With the pictures left out, copy the listing below exactly.

--------------------------------

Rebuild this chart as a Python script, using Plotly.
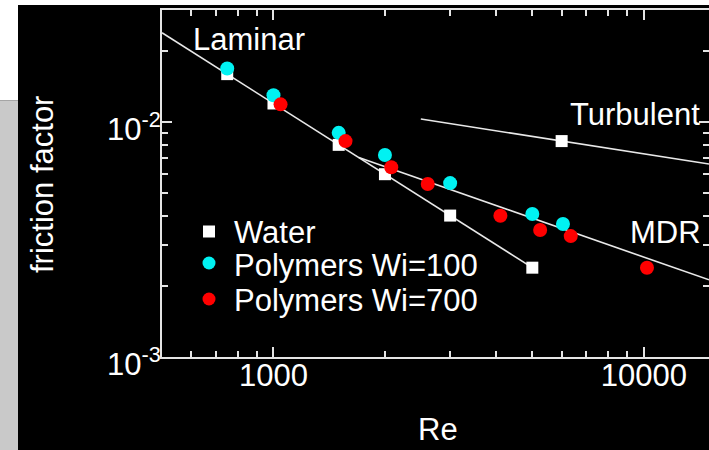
import plotly.graph_objects as go

# ---- data -------------------------------------------------------------
water_re = [750, 1000, 1500, 2000, 3000, 5000, 6000]
water_f = [0.016, 0.012, 0.008, 0.006, 0.004, 0.0024, 0.0083]

wi100_re = [750, 1000, 1500, 2000, 3000, 5000, 6050]
wi100_f = [0.0169, 0.0130, 0.0090, 0.00724, 0.0055, 0.00406, 0.00368]

wi700_re = [1045, 1565, 2080, 2610, 4100, 5250, 6350, 10200]
wi700_f = [0.0119, 0.0083, 0.00642, 0.00545, 0.00399, 0.00347, 0.00327, 0.0024]

# reference curves (straight in log-log), given by their end points
laminar_re = [500, 5000]
laminar_f = [0.024, 0.0024]
turbulent_re = [2500, 15000]
turbulent_f = [0.0103, 0.00663]
mdr_re = [1700, 15000]
mdr_f = [0.00706, 0.00213]

x_major = [1000, 10000]
x_major_text = ["1000", "10000"]
x_minor = [600, 700, 800, 900, 2000, 3000, 4000, 5000, 6000, 7000, 8000, 9000]
y_major = [0.001, 0.01]
y_major_text = ["10<sup>-3</sup>", "10<sup>-2</sup>"]
y_minor = [0.002, 0.003, 0.004, 0.005, 0.006, 0.007, 0.008, 0.009, 0.02]

# ---- layout geometry ---------------------------------------------------
W, H = 709, 450
L, R, T, B = 162, 0, 10, 93
PW, PH = W - L - R, H - T - B


def px(xp):
    return (xp - L) / PW


def py(yp):
    return (H - B - yp) / PH


FONT = "Liberation Sans, Arial, Helvetica, sans-serif"
FG = "#ffffff"
AX = "#e4e4e4"
FS = 31

fig = go.Figure()

line_style = dict(color="#e8e8e8", width=1.6)
for xs, ys in [(laminar_re, laminar_f), (turbulent_re, turbulent_f), (mdr_re, mdr_f)]:
    fig.add_trace(go.Scatter(x=xs, y=ys, mode="lines", line=line_style,
                             showlegend=False, hoverinfo="skip"))

fig.add_trace(go.Scatter(x=water_re, y=water_f, mode="markers", name="Water",
                         marker=dict(symbol="square", size=12, color="white",
                                     line=dict(width=0)), showlegend=False))
fig.add_trace(go.Scatter(x=wi100_re, y=wi100_f, mode="markers", name="Polymers Wi=100",
                         marker=dict(symbol="circle", size=14, color="#00f2f2",
                                     line=dict(width=0)), showlegend=False))
fig.add_trace(go.Scatter(x=wi700_re, y=wi700_f, mode="markers", name="Polymers Wi=700",
                         marker=dict(symbol="circle", size=14, color="#ff0000",
                                     line=dict(width=0)), showlegend=False))

axis_common = dict(
    type="log", showgrid=False, zeroline=False, showline=True, linecolor=AX,
    linewidth=2, mirror="allticks", ticks="inside", ticklen=10, tickwidth=1.5,
    tickcolor=AX, tickfont=dict(family=FONT, size=FS, color=FG),
)

fig.update_xaxes(
    **axis_common, range=[2.69897, 4.17609], tickmode="array",
    tickvals=x_major, ticktext=x_major_text, ticklabelstandoff=-10,
    minor=dict(tickvals=x_minor, ticks="inside", ticklen=6, tickwidth=1.5, tickcolor=AX),
)
fig.update_yaxes(
    **axis_common, range=[-3, -1.52288], tickmode="array",
    tickvals=y_major, ticktext=y_major_text, ticklabelstandoff=-7, ticklabelshift=7,
    minor=dict(tickvals=y_minor, ticks="inside", ticklen=6, tickwidth=1.5, tickcolor=AX),
)

shapes = [
    # light strips framing the slide
    dict(type="rect", xref="paper", yref="paper", x0=px(0), x1=px(W), y0=py(5), y1=py(-1),
         fillcolor="white", line=dict(width=0), layer="below"),
    dict(type="rect", xref="paper", yref="paper", x0=px(0), x1=px(18), y0=py(100.5), y1=py(-1),
         fillcolor="white", line=dict(width=0), layer="below"),
    dict(type="rect", xref="paper", yref="paper", x0=px(0), x1=px(18), y0=py(H + 1), y1=py(100.5),
         fillcolor="#c9c9c9", line=dict(width=0), layer="below"),
    # legend symbols
    dict(type="rect", xref="paper", yref="paper", x0=px(203), x1=px(215), y0=py(237.5), y1=py(225.5),
         fillcolor="white", line=dict(width=0)),
    dict(type="circle", xref="paper", yref="paper", x0=px(202.5), x1=px(215.5), y0=py(269.5), y1=py(256.5),
         fillcolor="#00f2f2", line=dict(width=0)),
    dict(type="circle", xref="paper", yref="paper", x0=px(202.5), x1=px(215.5), y0=py(305.5), y1=py(292.5),
         fillcolor="#ff0000", line=dict(width=0)),
]

annotations = []


def label(text, x, y, xanchor="center", angle=0):
    annotations.append(dict(text=text, xref="paper", yref="paper", x=px(x), y=py(y),
                            xanchor=xanchor, yanchor="middle", showarrow=False,
                            textangle=angle, font=dict(family=FONT, size=FS, color=FG)))


label("Laminar", 249, 40)
label("Turbulent", 635, 115)
label("MDR", 665, 233)
label("Water", 232, 233, xanchor="left")
label("Polymers Wi=100", 232, 265, xanchor="left")
label("Polymers Wi=700", 232, 300, xanchor="left")
label("Re", 438, 429)
label("friction factor", 42, 185, angle=-90)

fig.update_layout(
    width=W, height=H, margin=dict(l=L, r=R, t=T, b=B, autoexpand=False),
    paper_bgcolor="black", plot_bgcolor="black",
    shapes=shapes, annotations=annotations, showlegend=False,
    font=dict(family=FONT, color=FG),
)

fig.write_html("out.html")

--------------------------------

• Answer for this exercise:
Rebuild this chart as a Python script, using Plotly.
import plotly.graph_objects as go

# ---- data -------------------------------------------------------------
water_re = [750, 1000, 1500, 2000, 3000, 5000, 6000]
water_f = [0.016, 0.012, 0.008, 0.006, 0.004, 0.0024, 0.0083]

wi100_re = [750, 1000, 1500, 2000, 3000, 5000, 6050]
wi100_f = [0.0169, 0.0130, 0.0090, 0.00724, 0.0055, 0.00406, 0.00368]

wi700_re = [1045, 1565, 2080, 2610, 4100, 5250, 6350, 10200]
wi700_f = [0.0119, 0.0083, 0.00642, 0.00545, 0.00399, 0.00347, 0.00327, 0.0024]

# reference curves (straight in log-log), given by their end points
laminar_re = [500, 5000]
laminar_f = [0.024, 0.0024]
turbulent_re = [2500, 15000]
turbulent_f = [0.0103, 0.00663]
mdr_re = [1700, 15000]
mdr_f = [0.00706, 0.00213]

x_major = [1000, 10000]
x_major_text = ["1000", "10000"]
x_minor = [600, 700, 800, 900, 2000, 3000, 4000, 5000, 6000, 7000, 8000, 9000]
y_major = [0.001, 0.01]
y_major_text = ["10<sup>-3</sup>", "10<sup>-2</sup>"]
y_minor = [0.002, 0.003, 0.004, 0.005, 0.006, 0.007, 0.008, 0.009, 0.02]

# ---- layout geometry ---------------------------------------------------
W, H = 709, 450
L, R, T, B = 162, 0, 10, 93
PW, PH = W - L - R, H - T - B


def px(xp):
    return (xp - L) / PW


def py(yp):
    return (H - B - yp) / PH


FONT = "Liberation Sans, Arial, Helvetica, sans-serif"
FG = "#ffffff"
AX = "#e4e4e4"
FS = 31

fig = go.Figure()

line_style = dict(color="#e8e8e8", width=1.6)
for xs, ys in [(laminar_re, laminar_f), (turbulent_re, turbulent_f), (mdr_re, mdr_f)]:
    fig.add_trace(go.Scatter(x=xs, y=ys, mode="lines", line=line_style,
                             showlegend=False, hoverinfo="skip"))

fig.add_trace(go.Scatter(x=water_re, y=water_f, mode="markers", name="Water",
                         marker=dict(symbol="square", size=12, color="white",
                                     line=dict(width=0)), showlegend=False))
fig.add_trace(go.Scatter(x=wi100_re, y=wi100_f, mode="markers", name="Polymers Wi=100",
                         marker=dict(symbol="circle", size=14, color="#00f2f2",
                                     line=dict(width=0)), showlegend=False))
fig.add_trace(go.Scatter(x=wi700_re, y=wi700_f, mode="markers", name="Polymers Wi=700",
                         marker=dict(symbol="circle", size=14, color="#ff0000",
                                     line=dict(width=0)), showlegend=False))

axis_common = dict(
    type="log", showgrid=False, zeroline=False, showline=True, linecolor=AX,
    linewidth=2, mirror="allticks", ticks="inside", ticklen=10, tickwidth=1.5,
    tickcolor=AX, tickfont=dict(family=FONT, size=FS, color=FG),
)

fig.update_xaxes(
    **axis_common, range=[2.69897, 4.17609], tickmode="array",
    tickvals=x_major, ticktext=x_major_text, ticklabelstandoff=-10,
    minor=dict(tickvals=x_minor, ticks="inside", ticklen=6, tickwidth=1.5, tickcolor=AX),
)
fig.update_yaxes(
    **axis_common, range=[-3, -1.52288], tickmode="array",
    tickvals=y_major, ticktext=y_major_text, ticklabelstandoff=-7, ticklabelshift=7,
    minor=dict(tickvals=y_minor, ticks="inside", ticklen=6, tickwidth=1.5, tickcolor=AX),
)

shapes = [
    # light strips framing the slide
    dict(type="rect", xref="paper", yref="paper", x0=px(0), x1=px(W), y0=py(5), y1=py(-1),
         fillcolor="white", line=dict(width=0), layer="below"),
    dict(type="rect", xref="paper", yref="paper", x0=px(0), x1=px(18), y0=py(100.5), y1=py(-1),
         fillcolor="white", line=dict(width=0), layer="below"),
    dict(type="rect", xref="paper", yref="paper", x0=px(0), x1=px(18), y0=py(H + 1), y1=py(100.5),
         fillcolor="#c9c9c9", line=dict(width=0), layer="below"),
    # legend symbols
    dict(type="rect", xref="paper", yref="paper", x0=px(203), x1=px(215), y0=py(237.5), y1=py(225.5),
         fillcolor="white", line=dict(width=0)),
    dict(type="circle", xref="paper", yref="paper", x0=px(202.5), x1=px(215.5), y0=py(269.5), y1=py(256.5),
         fillcolor="#00f2f2", line=dict(width=0)),
    dict(type="circle", xref="paper", yref="paper", x0=px(202.5), x1=px(215.5), y0=py(305.5), y1=py(292.5),
         fillcolor="#ff0000", line=dict(width=0)),
]

annotations = []


def label(text, x, y, xanchor="center", angle=0):
    annotations.append(dict(text=text, xref="paper", yref="paper", x=px(x), y=py(y),
                            xanchor=xanchor, yanchor="middle", showarrow=False,
                            textangle=angle, font=dict(family=FONT, size=FS, color=FG)))


label("Laminar", 249, 40)
label("Turbulent", 635, 115)
label("MDR", 665, 233)
label("Water", 232, 233, xanchor="left")
label("Polymers Wi=100", 232, 265, xanchor="left")
label("Polymers Wi=700", 232, 300, xanchor="left")
label("Re", 438, 429)
label("friction factor", 42, 185, angle=-90)

fig.update_layout(
    width=W, height=H, margin=dict(l=L, r=R, t=T, b=B, autoexpand=False),
    paper_bgcolor="black", plot_bgcolor="black",
    shapes=shapes, annotations=annotations, showlegend=False,
    font=dict(family=FONT, color=FG),
)

fig.write_html("out.html")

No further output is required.